Ferns may be the most conspicuous of New Zealand’s native trees, but they aren’t the prettiest. That distinction, I think, has to go to the Pohutukawa tree.

Pohutukawa in bloom

Pohutukawa in bloom

They’re known as the New Zealand Christmas Tree, not only because they bloom around Christmastime – they bloom in a festive explosion of deep, beautiful red. The vision of bejewelled Pohutukawas gathered upon the edge of the golden sand, facing the gleaming waves, is the epitome of the New Zealand summer.

When you ‘go bush’ in New Zealand, you encounter many strange trees, and many more familiar ones, but what truly sets it apart from the English woodland is the atmosphere. It’s temperate rainforest. The air is hushed and humid. Well, hushed when there aren’t any cicadas around. When there are cicadas, it’s a never-ending cacophony of shrill, grating chirps. If crickets are violinists, cicadas are thrash metal guitarists.

A tui

A tui

Thankfully, cicadas aren’t the only creatures that serenade the trees. The tui, for example, is a native New Zealand bird that has to have one of the loveliest songs in the avian world. The males are a treat to look at too, with black feathers that shine with metallic purples and greens, their throats adorned with brilliant, white baubles.

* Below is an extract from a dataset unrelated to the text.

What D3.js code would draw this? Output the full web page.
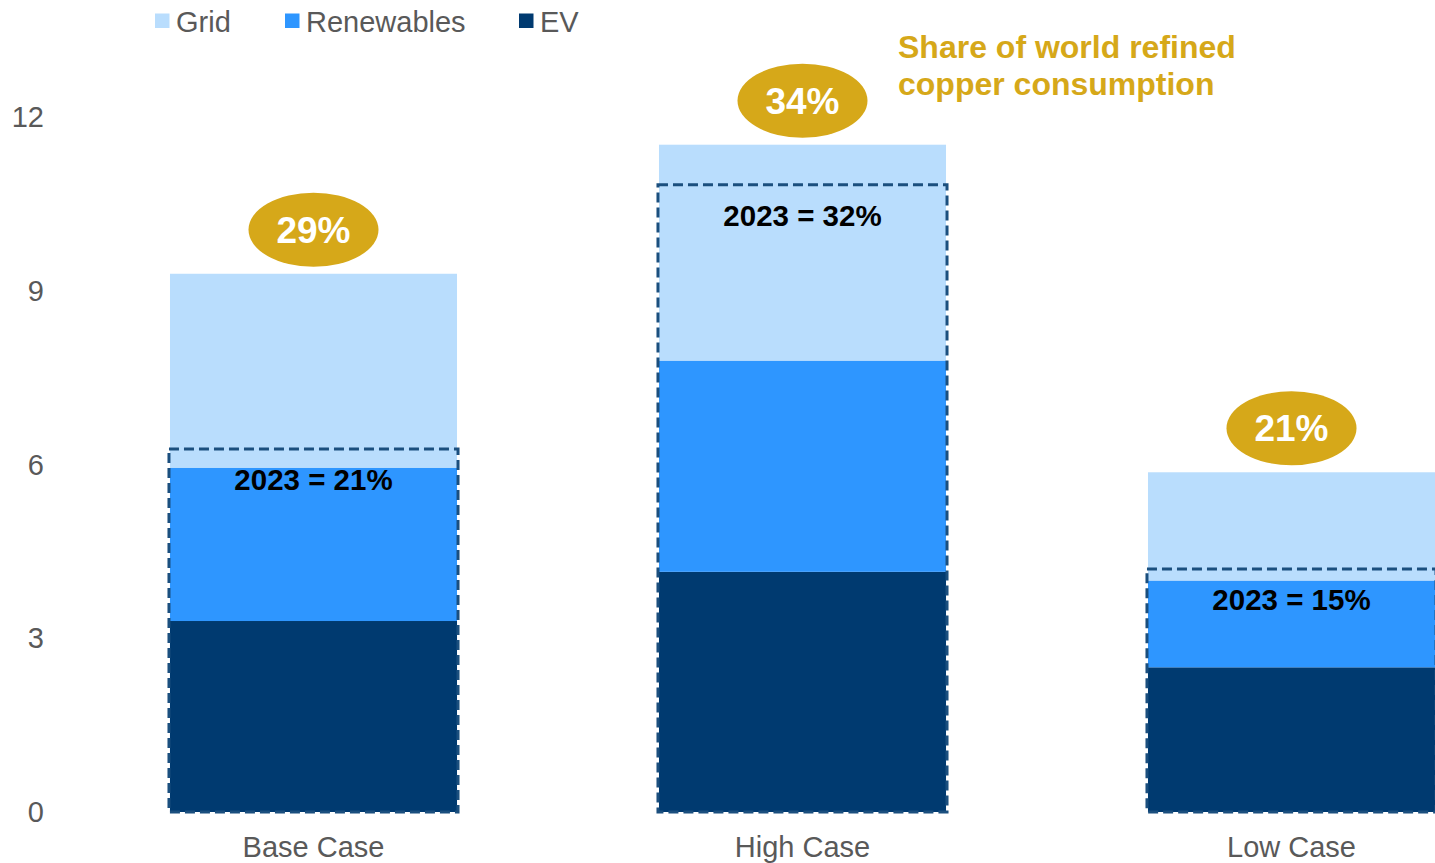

There are endless places you can go bush walking in New Zealand, and most have campgrounds attached to them. Camping is an excellent way to experience the New Zealand bush, as you can base yourself somewhere and relax surrounded by nature, rather than driving ages to get there, walking for a few hours, then driving back. I think campervans beat tents in this situation, because you can have a shower when you finish your walk!

There are strict rules surrounding camping in New Zealand. This isn’t a bad thing, seeing as we don’t want these peaceful, picturesque sites to be ruined, but it does mean that you have to make sure you’re doing things right. There’s plenty of information about New Zealand camping out there and it’s well worth a read.

My absolute favourite place to go bush walking is Karangahake Gorge. Not only is it a breathtaking piece of nature, with its dramatic rock walls, carved by a large, winding river, it is a fascinating piece of history. The paths cross abandoned railway tracks, and tunnels delve into the rock, dark and frightening – seriously, I got scared going too far into one. It’s exciting to come out of a tunnel into daylight and suddenly find yourself looking down at the river far below. You can walk along the side of the river as well and even swim in it in places. There’s a pool with a waterfall and a cave you can climb into – an awesome place to have your lunch.

Waitomo again – it’s like you’re Alice walking through a keyhole into Wonderland!

Waitomo again – it’s like you’re Alice walking through a keyhole into Wonderland!

Another great place to bush walk is Waitomo, which is where most of the photos in this post come from. However, bush walking is probably the least amazing thing you can do in Waitomo – I’ll post about that another time!

And finally, as the location of my first ever bush walk in New Zealand, the Waitakere Ranges get an honourable mention as a brilliant bush walking destination, but, as I don’t have any photos of it, (I was only ten and didn’t have my own camera yet,) here’s another picture of Waitomo:

I always imagine fairies here.

I always imagine fairies here.

So is the New Zealand bush better than the English woodland? Well there’s more of it, and it doesn’t rain every time you go for a walk in it. And there’s exotic birds and weird trees. But the English woodland can be just as beautiful as the New Zealand bush; just as magical. For me – and, of course, I’m terribly biased – the bush simply isn’t as romantic the woodland. It is, however, wonderfully exciting.

I suppose you’ll just have to see it for yourself.